I delivered the Information Centric Security Lifecycle presentation at Tech Target ISD. In it I went over all of the phases of the lifecycle, from creation to destruction, and discussed all of the tools and methods one might employ, along with a couple of different models for Information Centric Security. At the end I was asked a question from the audience about "Where Do I Start? If I wanted to begin this at my company today, where would I start?"
It is a surprisingly simple question, but one that I am not accustomed to answering, and I think that I did a poor job in addressing. I basically pointed the guy back to the lifecycle and said "If it's new data, go through this process. If it is existing data, go through this process". Technically sound, but not very helpful. If you are working at a large firm with hundreds of legacy systems and data strewn all over the place, the challenges are far greater than that. It's not just a question of picking a model and adopting it, but what data, what tools, what policies, what security model, and how do all of these choices affect every single thing I do in IT, adversely or otherwise.

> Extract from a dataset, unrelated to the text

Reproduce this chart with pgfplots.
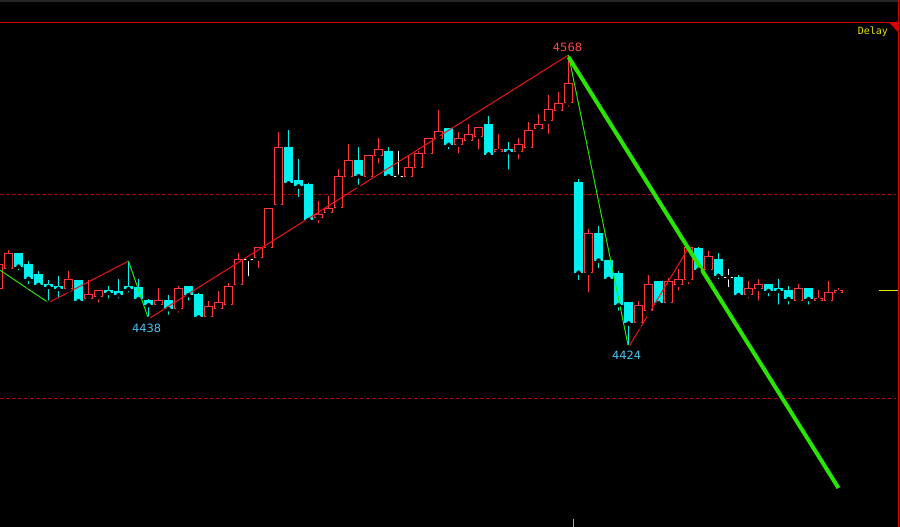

I have talked about different ICS models in previous ICS Posts. One of the Information Centric Security Models that I am a big fan of, the virtualized application space, limit's the scope of use for data to that application space, and implements it's security and privacy policies based upon the assumptions of a small domain of users and functions. The down side of the model is that this does not take into account other applications, and does not readily adapt to generic data at the end points. It's more focused than that, and while it can provide a very granular data security model, as well as mediate end user and corporate data security policies, it is lacking in flexibility. The digital rights management systems that I have seen that mimic this model do not account for the data sprawl problem and do not assist the IT professional in getting a handle on existing data.
I realize that in the adoption of Information Centric Security, the Data Loss Prevention (DLP) vendors that are moving into this space have done something very pragmatic, and very right, in that they are somewhat agnostic in their securing of information. The idea is to analyze and protect everything that they can view, from the network to the end point. The proceed from the premise that both they are not aware of all of the information that is on the network, and that users will try to bypass the controls. To address they set up the application at logical choke points (users machine, network), constantly scan, analyze and enforce. This is why I tend to call DLP a data centric security model as opposed to ICS, and I tend to criticize it's general efficiency. Still, there is a tremendous practicality in the approach, for it automates much of the discovery, analysis, protection and policy enforcement on an existing body of data as it moves around an enterprise. It provides the means to move from a network or host based security philosophy to a information centric one. I assume that the vendors will migrate into being application context aware in the future, but for now, what they offer may be enough for most enterprises.
I did not get up on stage and pitch DLP, but I must say that the tools and approach of DLP does offer an advantage when considering how to move to a data centric security model. If you are wondering where to start, the content discovery, analysis and generic policy enforcement tools within many of the DLP suites offer some advantages.